We reported in the spring that FRA guidance on pedestrian safety at railroad tracks focused only on approved crossings, ignoring the risks of so-called "trespassing" that occurs outside of those areas.
Only in the last year did federal law require railroads to provide GPS coordinates of the crashes. Before that, their crash reports only listed the county where the crash happened, making it impossible to identify where these crashes are clustered. Now, with better information, some danger “hotspots” became apparent.
Of course, neighborhoods who mourn death after death on nearby tracks already know they're hotspots. In those cases, these tragedies are often predictable, as tracks cut communities off from the services they rely on.
One of those hotspots is in Hyattsville, Maryland, a nearby suburb of Washington, DC, where four people were killed on train tracks in three years.
In an interview with Streetsblog, Frankel of the Post-Dispatch said Hyattsville perfectly fits the profile of a likely hotspot for pedestrian deaths on railroad tracks: “It’s a residential neighborhood, high density, the speed limit on [the train tracks] is 70 miles per hour, you have both freight and commuter rail,” Frankel said. “And you have residential on one side, commercial on the other, so people have reasons to be going back and forth.”

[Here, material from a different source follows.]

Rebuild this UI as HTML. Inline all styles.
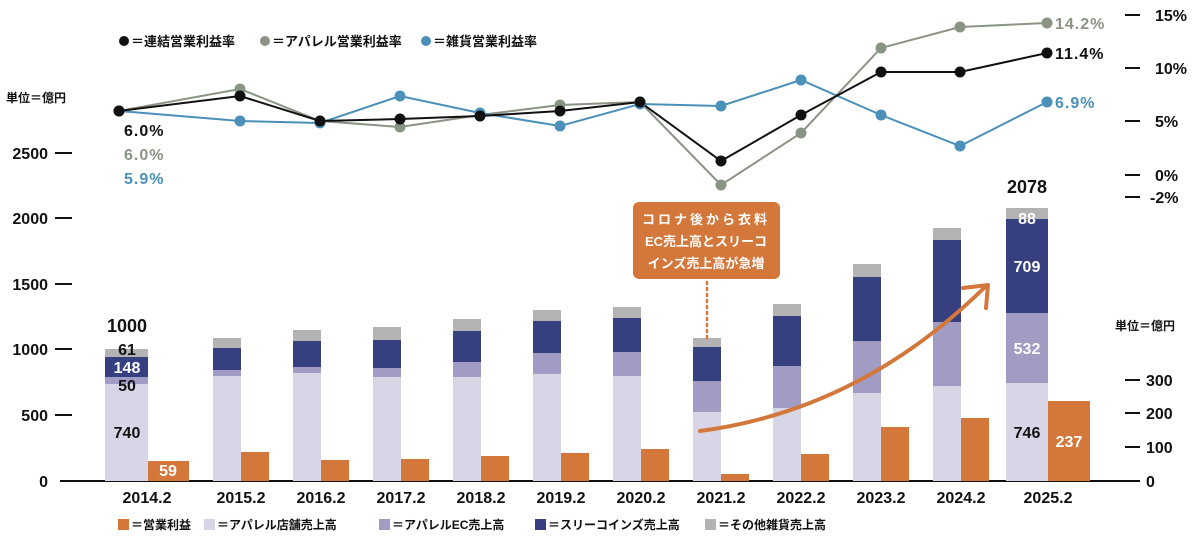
<!DOCTYPE html>
<html><head><meta charset="utf-8"><style>
body{margin:0;background:#fff}
svg{display:block;font-family:"Liberation Sans","Noto Sans CJK JP",sans-serif}
.b{font-weight:bold}
</style></head><body>
<svg width="1200" height="543" viewBox="0 0 1200 543">
<!-- left axis -->
<g font-size="16" font-weight="bold" fill="#111" text-anchor="end">
<text x="48" y="159">2500</text><text x="48" y="224">2000</text><text x="48" y="290">1500</text><text x="48" y="355">1000</text><text x="48" y="421">500</text><text x="48" y="487">0</text>
</g>
<g stroke="#111" stroke-width="2">
<line x1="55" y1="153" x2="72" y2="153"/><line x1="55" y1="218" x2="72" y2="218"/><line x1="55" y1="284" x2="72" y2="284"/><line x1="55" y1="349" x2="72" y2="349"/><line x1="55" y1="415" x2="72" y2="415"/>
<line x1="60" y1="481" x2="1140" y2="481"/>
</g>
<text x="6" y="102" font-size="12" font-weight="bold" fill="#111">単位＝億円</text>
<text x="1115" y="330" font-size="12" font-weight="bold" fill="#111">単位＝億円</text>
<!-- right axes -->
<g stroke="#111" stroke-width="2">
<line x1="1125" y1="380" x2="1140" y2="380"/><line x1="1125" y1="447" x2="1140" y2="447"/><line x1="1125" y1="413" x2="1140" y2="413"/>
<line x1="1125" y1="15" x2="1140" y2="15"/><line x1="1125" y1="68" x2="1140" y2="68"/><line x1="1125" y1="121" x2="1140" y2="121"/><line x1="1125" y1="175" x2="1140" y2="175"/><line x1="1125" y1="197" x2="1140" y2="197"/>
</g>
<g font-size="16" font-weight="bold" fill="#111">
<text x="1146" y="386">300</text><text x="1146" y="419">200</text><text x="1146" y="453">100</text><text x="1146" y="487">0</text>
<text x="1155" y="21">15%</text><text x="1155" y="74">10%</text><text x="1155" y="127">5%</text><text x="1155" y="181">0%</text><text x="1150" y="203">-2%</text>
</g>
<!-- bars: store, EC, 3coins, other -->
<g>
<rect x="105" y="384" width="43" height="97" fill="#d8d6e6"/><rect x="105" y="377" width="43" height="7" fill="#a09cc4"/><rect x="105" y="357" width="43" height="20" fill="#363f7f"/><rect x="105" y="349" width="43" height="8" fill="#b3b3b3"/>
<rect x="148" y="461" width="41" height="20" fill="#d4773a"/>
</g>
<g id="bars"></g>
<!-- callout -->
<rect x="633" y="202" width="147" height="77" rx="6" fill="#d4773a"/>
<g font-size="13" font-weight="bold" fill="#fff" text-anchor="middle">
<text x="706" y="224" letter-spacing="3">コロナ後から衣料</text>
<text x="706" y="246">EC売上高とスリーコ</text>
<text x="706" y="268">インズ売上高が急増</text>
</g>
<line x1="707" y1="282" x2="707" y2="338" stroke="#d4773a" stroke-width="2.5" stroke-dasharray="2,4" stroke-linecap="round"/>
<path d="M700 431 Q860 410 985 287" fill="none" stroke="#d4773a" stroke-width="4" stroke-linecap="round"/>
<path d="M963 288 L988 285 L986 308" fill="none" stroke="#d4773a" stroke-width="4" stroke-linecap="round" stroke-linejoin="round"/>
<!-- bar labels -->
<g font-size="16" font-weight="bold" text-anchor="middle">
<text x="127" y="332" font-size="18" fill="#111">1000</text>
<text x="127" y="355" fill="#111">61</text>
<text x="127" y="373" fill="#fff">148</text>
<text x="127" y="391" fill="#111">50</text>
<text x="127" y="438" fill="#111">740</text>
<text x="168" y="476" fill="#fff">59</text>
<text x="1027" y="193" font-size="18" fill="#111">2078</text>
<text x="1027" y="224" fill="#fff">88</text>
<text x="1027" y="272" fill="#fff">709</text>
<text x="1027" y="354" fill="#fff">532</text>
<text x="1027" y="438" fill="#111">746</text>
<text x="1069" y="447" fill="#fff">237</text>
</g>
<!-- x labels -->
<g font-size="16" font-weight="bold" fill="#111" text-anchor="middle">
<text x="147" y="503">2014.2</text><text x="241" y="503">2015.2</text><text x="321" y="503">2016.2</text><text x="401" y="503">2017.2</text><text x="481" y="503">2018.2</text><text x="561" y="503">2019.2</text><text x="641" y="503">2020.2</text><text x="721" y="503">2021.2</text><text x="801" y="503">2022.2</text><text x="881" y="503">2023.2</text><text x="961" y="503">2024.2</text><text x="1048" y="503">2025.2</text>
</g>
<!-- lines -->
<polyline fill="none" stroke="#8a9485" stroke-width="2" points="119,111 240,89 320,121 400,127 480,115 560,105 640,102 721,185 801,133 881,48 960,27 1047,23"/>
<polyline fill="none" stroke="#4a90b8" stroke-width="2" points="119,111 240,121 320,123 400,96 480,113 560,126 640,104 721,106 801,80 881,115 960,146 1047,102"/>
<polyline fill="none" stroke="#111" stroke-width="2" points="119,111 240,96 320,121 400,119 480,116 560,111 640,102 721,161 801,115 881,72 960,72 1047,53"/>
<g id="dots"></g>
<g font-size="16" font-weight="bold" letter-spacing="1">
<text x="124" y="136" fill="#111">6.0%</text>
<text x="124" y="160" fill="#8a9485">6.0%</text>
<text x="124" y="184" fill="#4a90b8">5.9%</text>
<text x="1055" y="29" fill="#8a9485">14.2%</text>
<text x="1055" y="59" fill="#111">11.4%</text>
<text x="1055" y="108" fill="#4a90b8">6.9%</text>
</g>
<!-- top legend -->
<g font-size="13" font-weight="bold" fill="#111">
<circle cx="124" cy="41" r="5" fill="#111"/><text x="131" y="46">＝連結営業利益率</text>
<circle cx="265" cy="41" r="5" fill="#8a9485"/><text x="272" y="46">＝アパレル営業利益率</text>
<circle cx="426" cy="41" r="5" fill="#4a90b8"/><text x="433" y="46">＝雑貨営業利益率</text>
</g>
<!-- bottom legend -->
<g font-size="12" font-weight="bold" fill="#111">
<rect x="118" y="519" width="11" height="11" fill="#d4773a"/><text x="131" y="529">＝営業利益</text>
<rect x="204" y="519" width="11" height="11" fill="#d8d6e6"/><text x="217" y="529">＝アパレル店舗売上高</text>
<rect x="379" y="519" width="11" height="11" fill="#a09cc4"/><text x="392" y="529">＝アパレルEC売上高</text>
<rect x="535" y="519" width="11" height="11" fill="#363f7f"/><text x="548" y="529">＝スリーコインズ売上高</text>
<rect x="705" y="519" width="11" height="11" fill="#b3b3b3"/><text x="718" y="529">＝その他雑貨売上高</text>
</g>
<script>
var ns="http://www.w3.org/2000/svg";
function r(g,x,y,w,h,c){var e=document.createElementNS(ns,"rect");e.setAttribute("x",x);e.setAttribute("y",y);e.setAttribute("width",w);e.setAttribute("height",h);e.setAttribute("fill",c);g.appendChild(e);}
var g=document.getElementById("bars");
var d=[[213,376,370,348,338,452],[293,373,367,341,330,460],[373,377,368,340,327,459],[453,377,362,331,319,456],[533,374,353,321,310,453],[613,376,352,318,307,449],[693,412,381,347,338,474],[773,408,366,316,304,454],[853,393,341,277,264,427],[933,386,322,240,228,418]];
d.forEach(function(a){var x=a[0];r(g,x,a[1],28,481-a[1],"#d8d6e6");r(g,x,a[2],28,a[1]-a[2],"#a09cc4");r(g,x,a[3],28,a[2]-a[3],"#363f7f");r(g,x,a[4],28,a[3]-a[4],"#b3b3b3");r(g,x+28,a[5],28,481-a[5],"#d4773a");});
r(g,1006,383,42,98,"#d8d6e6");r(g,1006,313,42,70,"#a09cc4");r(g,1006,219,42,94,"#363f7f");r(g,1006,208,42,11,"#b3b3b3");r(g,1048,401,42,80,"#d4773a");
var dg=document.getElementById("dots");
document.querySelectorAll("polyline").forEach(function(p){var c=p.getAttribute("stroke");p.getAttribute("points").split(" ").forEach(function(s){var q=s.split(",");var e=document.createElementNS(ns,"circle");e.setAttribute("cx",q[0]);e.setAttribute("cy",q[1]);e.setAttribute("r",5.5);e.setAttribute("fill",c);dg.appendChild(e);});});
</script>
</svg>
</body></html>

He said that when he visited the site, there were obvious paths of well-worn gravel across the track, but the railroads still claim it’s impossible to know what spots are popular pedestrian crossings. Frankel said that tracks that carry fast trains have to be inspected twice a week by a slow-moving truck. Those trucks clearly see the “deer trails” worn by many feet.
In Villa Park, he said, where Kristen Bowen died, it felt like a train went by every ten minutes. The frequency of train traffic is another risk factor. And he says passenger trains are more dangerous than freight, “because the trains tend to be smaller, lighter, and faster. Quieter.” Many of these cases involved commuter rail and inter-city Amtrak trains.
Amtrak has vigorously opposed taking more responsibility to reduce collisions with pedestrians. The agency has flat-out said that its reason for opposing a requirement for GPS reporting of collisions was that “the accumulation of such data could potentially lead to the improper assumption that railroads have a duty toward trespassers.” While the freights complained about the potential inaccuracy of GPS locating, Amtrak just got straight to the point: Pedestrian deaths – even of people like 10-year-old Jesse Biggs or young mother Jessica Blair, both killed by Amtrak trains near St. Louis – were not their problem.
Communities often look to enforcement and barriers as the solution. They can put up fencing, like major highways usually have. They can arrest people who cross. Some demand that the railroads implement education campaigns about the danger of crossing the tracks – but the fact is, most people know that it’s risky. And every day they calculate that the risk is remote enough, and the alternate routes inconvenient enough, that they’ll roll the dice.
Barriers and education campaigns ordering people off the tracks don’t address the major problem these railroad tracks present for the mobility of people walking and bicycling. Jesse Biggs could have ridden his bicycle through a short tunnel that passes underneath the tracks, but “the sidewalk there is narrow, the vehicle traffic close and fast,” wrote Frankel. Maybe Jesse Biggs would still be alive if city planners in his town had prioritized pedestrian and bicycle connectivity. Frankel writes:
The problem is the tracks run past a large apartment complex and houses on one side, with more houses, shops and a MetroLink station on the other,” he wrote. “The nearest [automobile] crossing is almost a quarter mile away. People just walk over the rails instead. “They come and go all the time,” [Sgt. Michael Martin, who helped investigate Jesse’s death] said.
In Hyattsville, where so many people have been killed crossing the tracks, residents say walking the tracks is common: “The tracks were like a highway for walking,” said Andrew Farrington, the friend of one man who died there.
Frankel says improvements at crossings where automobile traffic meets railroad tracks have been “a public safety success story,” with motorist deaths down 80 percent since the 1980s. He says about $220 million in state and federal funding is spent annually on lights and gates at crossings. But they won’t even address pedestrian safety concerns in the places like Villa Park and Hyattsville, where deaths on the tracks have become unnervingly common. Some railroads have even fought efforts to compel them to sound a warning or whistle as they approach train bridges and populated areas -- a simple measure proven to save lives.